EXERCISE BRIEF -> Everything in the data should be repeated exactly, save for the images.

MATERIAL PROVIDED ->
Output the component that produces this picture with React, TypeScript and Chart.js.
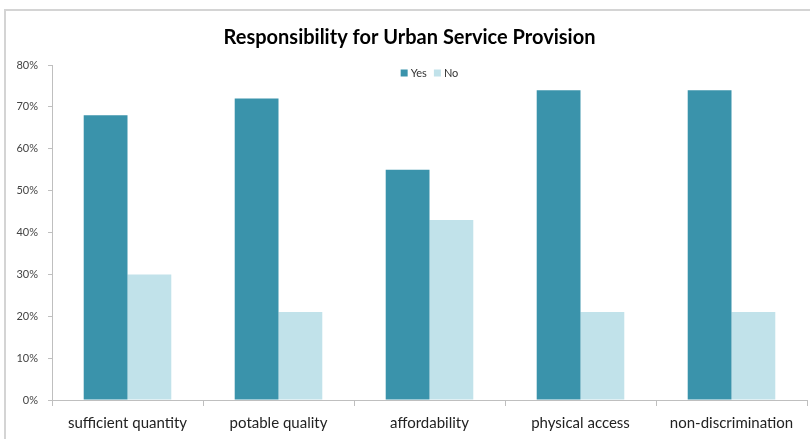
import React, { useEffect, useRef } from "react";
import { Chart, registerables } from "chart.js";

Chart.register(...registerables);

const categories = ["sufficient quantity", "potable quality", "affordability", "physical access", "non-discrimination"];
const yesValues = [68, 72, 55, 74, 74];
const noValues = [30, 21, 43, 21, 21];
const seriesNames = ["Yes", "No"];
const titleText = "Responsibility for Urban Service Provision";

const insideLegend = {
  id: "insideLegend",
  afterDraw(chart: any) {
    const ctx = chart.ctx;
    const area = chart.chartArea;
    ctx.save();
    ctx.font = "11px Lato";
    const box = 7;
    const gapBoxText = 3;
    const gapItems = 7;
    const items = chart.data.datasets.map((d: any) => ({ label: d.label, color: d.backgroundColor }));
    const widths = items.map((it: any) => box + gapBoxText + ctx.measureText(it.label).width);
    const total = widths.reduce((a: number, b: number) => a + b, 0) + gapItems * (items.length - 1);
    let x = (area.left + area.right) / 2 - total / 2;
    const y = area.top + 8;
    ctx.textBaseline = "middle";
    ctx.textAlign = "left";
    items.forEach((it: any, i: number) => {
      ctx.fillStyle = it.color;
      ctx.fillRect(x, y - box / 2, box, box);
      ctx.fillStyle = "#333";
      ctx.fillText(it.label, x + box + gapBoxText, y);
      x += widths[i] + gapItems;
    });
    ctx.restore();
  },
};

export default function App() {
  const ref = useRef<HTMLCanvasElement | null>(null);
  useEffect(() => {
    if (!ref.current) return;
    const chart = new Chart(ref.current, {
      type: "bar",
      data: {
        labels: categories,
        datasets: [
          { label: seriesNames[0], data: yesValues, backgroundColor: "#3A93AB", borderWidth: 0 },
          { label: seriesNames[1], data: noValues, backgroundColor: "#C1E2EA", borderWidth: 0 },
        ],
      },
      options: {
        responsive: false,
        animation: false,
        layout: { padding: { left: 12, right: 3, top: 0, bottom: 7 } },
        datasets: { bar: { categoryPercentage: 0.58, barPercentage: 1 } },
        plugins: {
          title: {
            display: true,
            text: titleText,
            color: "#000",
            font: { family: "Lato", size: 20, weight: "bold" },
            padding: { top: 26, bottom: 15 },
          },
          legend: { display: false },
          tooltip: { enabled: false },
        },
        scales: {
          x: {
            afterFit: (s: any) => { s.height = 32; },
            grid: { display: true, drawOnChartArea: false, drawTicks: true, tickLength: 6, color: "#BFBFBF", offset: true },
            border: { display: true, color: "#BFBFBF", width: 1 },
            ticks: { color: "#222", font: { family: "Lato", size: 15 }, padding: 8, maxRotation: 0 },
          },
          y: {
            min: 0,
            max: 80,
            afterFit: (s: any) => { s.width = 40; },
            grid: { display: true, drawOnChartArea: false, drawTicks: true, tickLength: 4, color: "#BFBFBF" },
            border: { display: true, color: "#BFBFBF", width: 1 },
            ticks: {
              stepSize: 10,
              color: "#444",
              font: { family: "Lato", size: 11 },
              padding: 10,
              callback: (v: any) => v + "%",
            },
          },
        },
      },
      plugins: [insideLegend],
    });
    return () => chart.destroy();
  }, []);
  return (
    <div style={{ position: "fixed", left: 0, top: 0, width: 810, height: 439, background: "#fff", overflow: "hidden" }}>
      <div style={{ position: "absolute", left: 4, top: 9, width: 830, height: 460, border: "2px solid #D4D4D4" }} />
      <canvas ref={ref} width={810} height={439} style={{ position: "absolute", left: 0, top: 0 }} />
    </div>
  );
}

THE RESPONSE ->
Output the component that produces this picture with React, TypeScript and Chart.js.
import React, { useEffect, useRef } from "react";
import { Chart, registerables } from "chart.js";

Chart.register(...registerables);

const categories = ["sufficient quantity", "potable quality", "affordability", "physical access", "non-discrimination"];
const yesValues = [68, 72, 55, 74, 74];
const noValues = [30, 21, 43, 21, 21];
const seriesNames = ["Yes", "No"];
const titleText = "Responsibility for Urban Service Provision";

const insideLegend = {
  id: "insideLegend",
  afterDraw(chart: any) {
    const ctx = chart.ctx;
    const area = chart.chartArea;
    ctx.save();
    ctx.font = "11px Lato";
    const box = 7;
    const gapBoxText = 3;
    const gapItems = 7;
    const items = chart.data.datasets.map((d: any) => ({ label: d.label, color: d.backgroundColor }));
    const widths = items.map((it: any) => box + gapBoxText + ctx.measureText(it.label).width);
    const total = widths.reduce((a: number, b: number) => a + b, 0) + gapItems * (items.length - 1);
    let x = (area.left + area.right) / 2 - total / 2;
    const y = area.top + 8;
    ctx.textBaseline = "middle";
    ctx.textAlign = "left";
    items.forEach((it: any, i: number) => {
      ctx.fillStyle = it.color;
      ctx.fillRect(x, y - box / 2, box, box);
      ctx.fillStyle = "#333";
      ctx.fillText(it.label, x + box + gapBoxText, y);
      x += widths[i] + gapItems;
    });
    ctx.restore();
  },
};

export default function App() {
  const ref = useRef<HTMLCanvasElement | null>(null);
  useEffect(() => {
    if (!ref.current) return;
    const chart = new Chart(ref.current, {
      type: "bar",
      data: {
        labels: categories,
        datasets: [
          { label: seriesNames[0], data: yesValues, backgroundColor: "#3A93AB", borderWidth: 0 },
          { label: seriesNames[1], data: noValues, backgroundColor: "#C1E2EA", borderWidth: 0 },
        ],
      },
      options: {
        responsive: false,
        animation: false,
        layout: { padding: { left: 12, right: 3, top: 0, bottom: 7 } },
        datasets: { bar: { categoryPercentage: 0.58, barPercentage: 1 } },
        plugins: {
          title: {
            display: true,
            text: titleText,
            color: "#000",
            font: { family: "Lato", size: 20, weight: "bold" },
            padding: { top: 26, bottom: 15 },
          },
          legend: { display: false },
          tooltip: { enabled: false },
        },
        scales: {
          x: {
            afterFit: (s: any) => { s.height = 32; },
            grid: { display: true, drawOnChartArea: false, drawTicks: true, tickLength: 6, color: "#BFBFBF", offset: true },
            border: { display: true, color: "#BFBFBF", width: 1 },
            ticks: { color: "#222", font: { family: "Lato", size: 15 }, padding: 8, maxRotation: 0 },
          },
          y: {
            min: 0,
            max: 80,
            afterFit: (s: any) => { s.width = 40; },
            grid: { display: true, drawOnChartArea: false, drawTicks: true, tickLength: 4, color: "#BFBFBF" },
            border: { display: true, color: "#BFBFBF", width: 1 },
            ticks: {
              stepSize: 10,
              color: "#444",
              font: { family: "Lato", size: 11 },
              padding: 10,
              callback: (v: any) => v + "%",
            },
          },
        },
      },
      plugins: [insideLegend],
    });
    return () => chart.destroy();
  }, []);
  return (
    <div style={{ position: "fixed", left: 0, top: 0, width: 810, height: 439, background: "#fff", overflow: "hidden" }}>
      <div style={{ position: "absolute", left: 4, top: 9, width: 830, height: 460, border: "2px solid #D4D4D4" }} />
      <canvas ref={ref} width={810} height={439} style={{ position: "absolute", left: 0, top: 0 }} />
    </div>
  );
}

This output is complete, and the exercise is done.